Tenho um amigo que é um profundo mistério. Amigo é termo abusivo. Conheço-o. Tomámos café, conversámos sobre livros, sobre actualidade, sobre os transportes públicos. Eu achava-o acomodado com a vida, preguiçoso. Gostava da sua ironia, não dos seus cigarros. Desprezava o seu cinismo. Gostava dos seus gostos literários. Odiava a sua inércia. Não me despertava sentimentos fortes. Era mais uma pessoa no meu dia-a-dia.

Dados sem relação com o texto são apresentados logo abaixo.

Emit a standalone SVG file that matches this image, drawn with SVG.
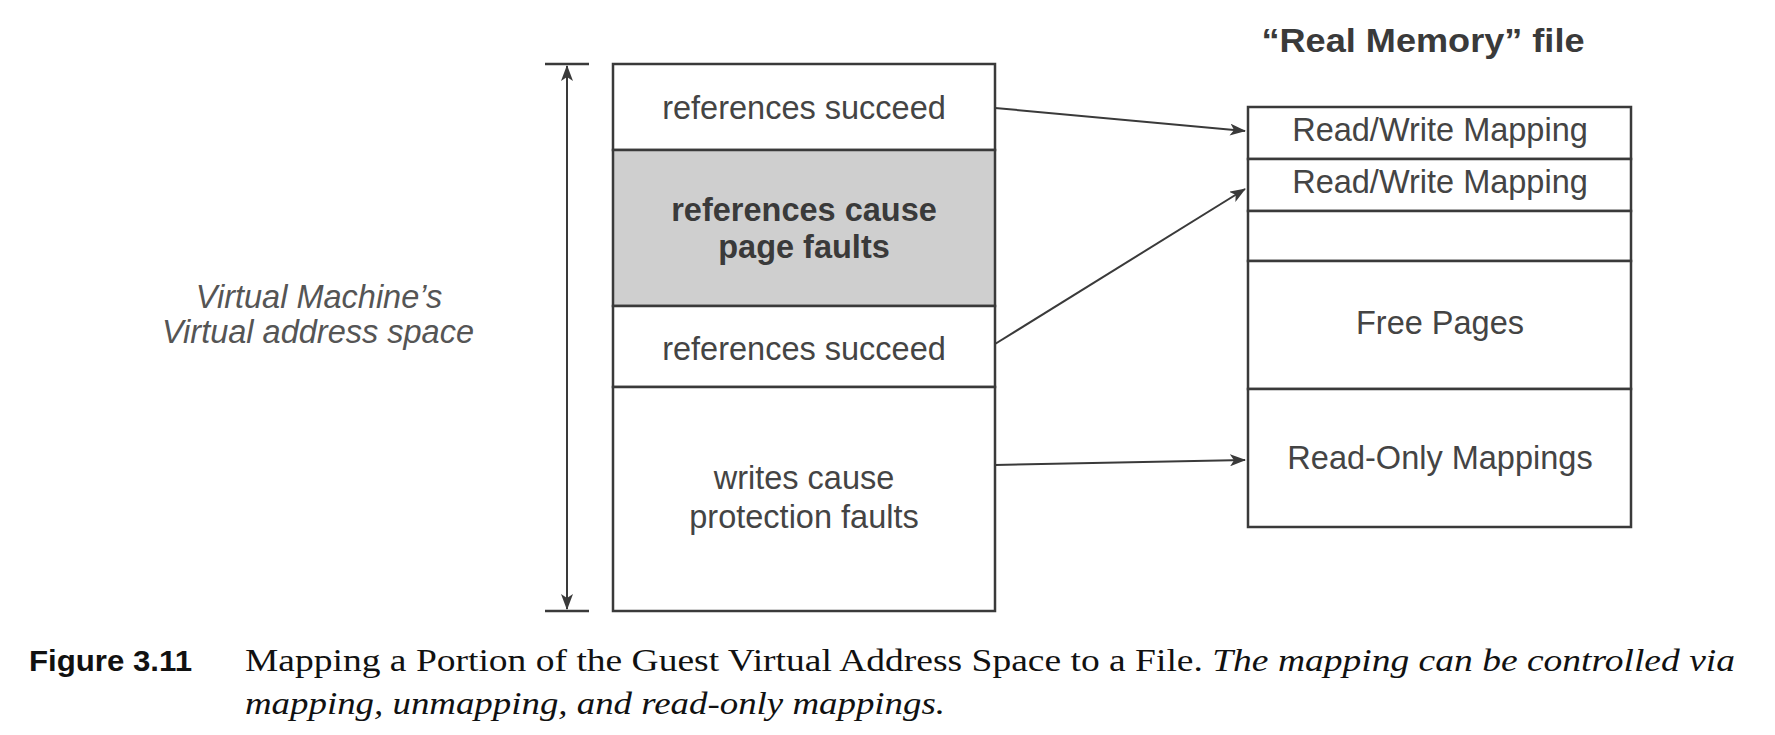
<svg xmlns="http://www.w3.org/2000/svg" width="1775" height="735" viewBox="0 0 1775 735">
<style>
.box{fill:#fff;stroke:#3a3a3a;stroke-width:2.5}
.gray{fill:#cfcfcf;stroke:#3a3a3a;stroke-width:2.5}
.t{font-family:"Liberation Sans",Arial,sans-serif;font-size:32.5px;fill:#444;text-anchor:middle}
.tb{font-family:"Liberation Sans",Arial,sans-serif;font-size:32.5px;font-weight:bold;fill:#3a3a3a;text-anchor:middle}
.ti{font-family:"Liberation Sans",Arial,sans-serif;font-size:32.5px;font-style:italic;fill:#555;text-anchor:middle}
.conn{stroke:#3a3a3a;stroke-width:2;fill:none}
.cap{font-family:"Liberation Serif","Times New Roman",serif;font-size:31px;fill:#111}
</style>
<defs>
<marker id="ah" markerWidth="16" markerHeight="12" refX="15" refY="6" orient="auto" markerUnits="userSpaceOnUse">
<path d="M0,0 L16,6 L0,12 L4,6 Z" fill="#3a3a3a"/>
</marker>
<marker id="ahs" markerWidth="16" markerHeight="12" refX="1" refY="6" orient="auto" markerUnits="userSpaceOnUse">
<path d="M16,0 L0,6 L16,12 L12,6 Z" fill="#3a3a3a"/>
</marker>
</defs>

<g id="dimension">
<line x1="545" y1="64" x2="589" y2="64" stroke="#3a3a3a" stroke-width="2.5"/>
<line x1="545" y1="611" x2="589" y2="611" stroke="#3a3a3a" stroke-width="2.5"/>
<line x1="567" y1="66" x2="567" y2="609" class="conn" marker-start="url(#ahs)" marker-end="url(#ah)"/>
</g>

<g id="vm-label">
<text class="ti" x="319" y="308">Virtual Machine’s</text>
<text class="ti" x="318" y="343">Virtual address space</text>
</g>

<g id="left-1">
<rect class="box" x="613" y="64" width="382" height="86"/>
<text class="t" x="804" y="119">references succeed</text>
</g>
<g id="left-2">
<rect class="gray" x="613" y="150" width="382" height="156"/>
<text class="tb" x="804" y="221">references cause</text>
<text class="tb" x="804" y="258">page faults</text>
</g>
<g id="left-3">
<rect class="box" x="613" y="306" width="382" height="81"/>
<text class="t" x="804" y="360">references succeed</text>
</g>
<g id="left-4">
<rect class="box" x="613" y="387" width="382" height="224"/>
<text class="t" x="804" y="489">writes cause</text>
<text class="t" x="804" y="528">protection faults</text>
</g>

<g id="title">
<text class="tb" x="1423" y="52" textLength="323" lengthAdjust="spacingAndGlyphs">“Real Memory” file</text>
</g>

<g id="right-1">
<rect class="box" x="1248" y="107" width="383" height="52"/>
<text class="t" x="1440" y="141">Read/Write Mapping</text>
</g>
<g id="right-2">
<rect class="box" x="1248" y="159" width="383" height="52"/>
<text class="t" x="1440" y="193">Read/Write Mapping</text>
</g>
<g id="right-3">
<rect class="box" x="1248" y="211" width="383" height="50"/>
</g>
<g id="right-4">
<rect class="box" x="1248" y="261" width="383" height="128"/>
<text class="t" x="1440" y="334">Free Pages</text>
</g>
<g id="right-5">
<rect class="box" x="1248" y="389" width="383" height="138"/>
<text class="t" x="1440" y="469">Read-Only Mappings</text>
</g>

<g id="connectors">
<line class="conn" x1="995" y1="108" x2="1245" y2="131" marker-end="url(#ah)"/>
<line class="conn" x1="995" y1="344" x2="1245" y2="189" marker-end="url(#ah)"/>
<line class="conn" x1="995" y1="465" x2="1245" y2="460" marker-end="url(#ah)"/>
</g>

<g id="caption">
<text x="29" y="671" font-family="'Liberation Sans Narrow','Liberation Sans',Arial,sans-serif" font-weight="bold" font-size="29" fill="#111" textLength="163" lengthAdjust="spacingAndGlyphs">Figure 3.11</text>
<text class="cap" x="245" y="671" textLength="1490" lengthAdjust="spacingAndGlyphs">Mapping a Portion of the Guest Virtual Address Space to a File. <tspan font-style="italic">The mapping can be controlled via</tspan></text>
<text class="cap" x="245" y="714" font-style="italic" textLength="700" lengthAdjust="spacingAndGlyphs">mapping, unmapping, and read-only mappings.</text>
</g>
</svg>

Como o via todos os dias achava que lhe tinha tirado a pinta. Como é normal, fazemos um perfil mental das pessoas que conhecemos e principalmente das que podemos observar de perto: o que comem, o que vestem, o que fizeram no fim-de-semana. Chumbava todas as categorias.
No entanto uma peça não encaixava. Um dia li-o. E não sabia como interpretar aquilo. A sensiblidade, a fluídez, a beleza das palavras. A dor das palavras. A harmonia. Caraças, ele escrevia mesmo bem. Não só escrevia bem como escrevia como outra pessoa. E por mais que eu puxasse pela cabeça não conseguia associar o autor à pessoa. Não rimavam de forma alguma. Por vezes tentava descortinar as palavras escritas numa das nossas conversas banais. Nada, não havia ali nada. No entanto, os textos, sempre.
Evito lê-lo para não sentir este desconforto. Mas hoje, clique aqui, clique ali, deparei-me com mais uma das suas obras de arte. Palavras que me doeram como se fossem minhas. Reforcei o reconhecimento daquele talento. E novamente não compreendi.
1 comentário:
poderia saber de quem falas, sentindo o mesmo que sentes, não fosse o detalhe da distância. mas a ideia é a mesma: o orador e o escritor têm pouco em comum.